The trouble for many companies is that while this is important in fact, Digital Transformation is not just about customer experience, in fact it covers all departments.  Sales, Marketing, Finance, Human Resources, Customer Service, Procurement, etc etc.

Digital Transformation is about seeing efficiency and effectiveness gains or it's all a waste of time.  OK, not a complete waste of time, there may be cost you can strip out, but you have to be doing things "better".

Let's take Finance.  If you take out an Accounting system and replace it with another Accounting system, have you really made a change to the business?

(Suppliers call Accounting systems Enterprise Resource Planning (ERP) systems.)

I would suspect there are savings to be made in moving to the cloud, but is one Accounting system, that different from another accounting system?

The savings and efficiency gains are in the people in the process.

Accountancy and the Finance role would expect to see more processes automated.  Not just the low level processes that have probably been automated in the past but I would expect to see the use of Robots.  These are "clever" bits of software that will automate other parts of the processes. 

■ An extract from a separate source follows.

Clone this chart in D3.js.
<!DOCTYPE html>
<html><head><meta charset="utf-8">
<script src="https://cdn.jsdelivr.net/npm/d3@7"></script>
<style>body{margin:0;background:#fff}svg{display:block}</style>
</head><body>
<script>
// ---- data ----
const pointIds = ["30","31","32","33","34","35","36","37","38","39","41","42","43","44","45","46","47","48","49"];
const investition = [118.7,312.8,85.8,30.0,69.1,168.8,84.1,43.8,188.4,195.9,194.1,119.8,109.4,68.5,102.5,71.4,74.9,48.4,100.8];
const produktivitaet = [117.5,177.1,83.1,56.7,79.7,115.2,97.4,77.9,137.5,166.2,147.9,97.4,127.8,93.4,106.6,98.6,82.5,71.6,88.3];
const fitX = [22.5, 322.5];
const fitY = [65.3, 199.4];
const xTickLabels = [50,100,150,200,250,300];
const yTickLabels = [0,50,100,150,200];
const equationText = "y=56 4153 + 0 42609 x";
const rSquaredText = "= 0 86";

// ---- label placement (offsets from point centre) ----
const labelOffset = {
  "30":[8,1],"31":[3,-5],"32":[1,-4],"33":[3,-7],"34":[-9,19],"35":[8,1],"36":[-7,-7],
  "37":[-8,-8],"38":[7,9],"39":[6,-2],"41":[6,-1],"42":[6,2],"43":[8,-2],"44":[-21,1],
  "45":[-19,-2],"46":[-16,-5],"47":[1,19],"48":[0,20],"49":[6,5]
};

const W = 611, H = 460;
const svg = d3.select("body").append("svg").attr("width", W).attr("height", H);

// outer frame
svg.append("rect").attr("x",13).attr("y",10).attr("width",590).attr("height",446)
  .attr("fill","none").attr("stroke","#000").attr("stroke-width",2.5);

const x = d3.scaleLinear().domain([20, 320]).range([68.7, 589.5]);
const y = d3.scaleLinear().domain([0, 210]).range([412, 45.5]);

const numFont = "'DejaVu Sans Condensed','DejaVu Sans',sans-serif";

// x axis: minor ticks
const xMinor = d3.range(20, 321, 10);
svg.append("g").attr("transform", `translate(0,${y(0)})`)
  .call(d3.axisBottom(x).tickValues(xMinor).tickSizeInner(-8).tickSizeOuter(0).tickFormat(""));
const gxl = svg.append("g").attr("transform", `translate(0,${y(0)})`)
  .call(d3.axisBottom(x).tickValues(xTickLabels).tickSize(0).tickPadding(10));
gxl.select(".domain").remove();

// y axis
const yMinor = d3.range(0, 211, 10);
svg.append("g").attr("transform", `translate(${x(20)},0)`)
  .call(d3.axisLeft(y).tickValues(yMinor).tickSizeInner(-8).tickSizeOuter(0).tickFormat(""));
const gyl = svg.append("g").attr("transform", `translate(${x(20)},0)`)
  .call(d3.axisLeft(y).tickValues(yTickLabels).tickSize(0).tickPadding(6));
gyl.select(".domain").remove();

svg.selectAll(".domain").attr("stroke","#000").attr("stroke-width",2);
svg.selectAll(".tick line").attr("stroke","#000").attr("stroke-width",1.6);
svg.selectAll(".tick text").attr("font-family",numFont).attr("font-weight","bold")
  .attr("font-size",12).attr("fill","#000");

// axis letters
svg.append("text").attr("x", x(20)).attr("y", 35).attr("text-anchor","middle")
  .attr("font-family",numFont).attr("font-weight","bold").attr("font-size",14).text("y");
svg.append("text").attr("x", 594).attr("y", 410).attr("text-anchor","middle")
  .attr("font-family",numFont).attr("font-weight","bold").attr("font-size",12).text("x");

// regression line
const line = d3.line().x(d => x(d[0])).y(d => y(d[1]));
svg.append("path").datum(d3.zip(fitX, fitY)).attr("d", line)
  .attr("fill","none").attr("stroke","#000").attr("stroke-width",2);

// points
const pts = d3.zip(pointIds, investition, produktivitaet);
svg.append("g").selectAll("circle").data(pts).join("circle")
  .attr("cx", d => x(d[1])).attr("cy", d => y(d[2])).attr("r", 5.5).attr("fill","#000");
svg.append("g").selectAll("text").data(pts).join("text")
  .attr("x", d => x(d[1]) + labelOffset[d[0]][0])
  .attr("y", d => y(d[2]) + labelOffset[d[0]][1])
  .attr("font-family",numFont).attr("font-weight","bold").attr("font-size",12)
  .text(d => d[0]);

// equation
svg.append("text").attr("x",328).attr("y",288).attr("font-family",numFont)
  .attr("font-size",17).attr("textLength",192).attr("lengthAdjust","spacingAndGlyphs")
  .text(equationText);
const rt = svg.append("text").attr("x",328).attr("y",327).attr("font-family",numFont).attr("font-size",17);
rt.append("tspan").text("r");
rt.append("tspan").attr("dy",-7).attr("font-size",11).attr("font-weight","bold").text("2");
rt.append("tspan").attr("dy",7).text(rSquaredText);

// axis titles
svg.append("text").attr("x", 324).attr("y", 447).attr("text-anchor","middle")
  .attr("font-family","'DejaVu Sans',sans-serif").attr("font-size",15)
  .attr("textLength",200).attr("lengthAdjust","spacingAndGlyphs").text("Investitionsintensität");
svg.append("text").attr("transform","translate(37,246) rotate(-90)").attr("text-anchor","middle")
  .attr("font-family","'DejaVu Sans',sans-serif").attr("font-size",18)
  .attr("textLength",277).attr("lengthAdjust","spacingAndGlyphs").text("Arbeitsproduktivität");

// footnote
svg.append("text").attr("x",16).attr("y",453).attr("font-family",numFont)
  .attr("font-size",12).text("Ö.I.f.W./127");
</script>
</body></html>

I'm aware of one large company that has, over a period of 2 years automated over 14,000 FTEs activities.  It's deploying such Robotics process automation , that companies are able to strip out the real cost and increase productivity and efficiency.

What about the people?

We are not talking about reducing the size of Finance, as the clever companies are re-deploying Finance people into the areas of Business Intelligence / business reporting.

The days of creating a Finance pack that is 4 to 6 weeks old and sending it out has long gone.  Finance departments are using first party, second party and third party data to look for trends and feed this into the strategic plan of a company.

A friend of mine was telling me about a UK retailer he was working with.  They had missed the female fashion for wearing sports wear, yoga pants etc and they reckon that had cost the business £150 Million ($195 Million) in lost revenue.  My friend had been pulled in to sort this out.  It was too late, that retailer went to the wall.

That's what can happen if you are not search for the new trends.

The same with sales, if you replace one sales methodology with another, are you really making a change?  A business today, has to be disruptive.

In Sales we are seeing 30% increases in sales over legacy methods and 40% reduction in sales cycles, just by using social media and by changing the people and the process.  No massive investments in IT, Tools or a sales stack.  Just getting the existing people to work smarter and better.

You can reduce the size of your salesforce, but it is unlikely, companies will more likely take on the additional sales increment.  Maybe it's time for you to grasp the digital "Thistle"?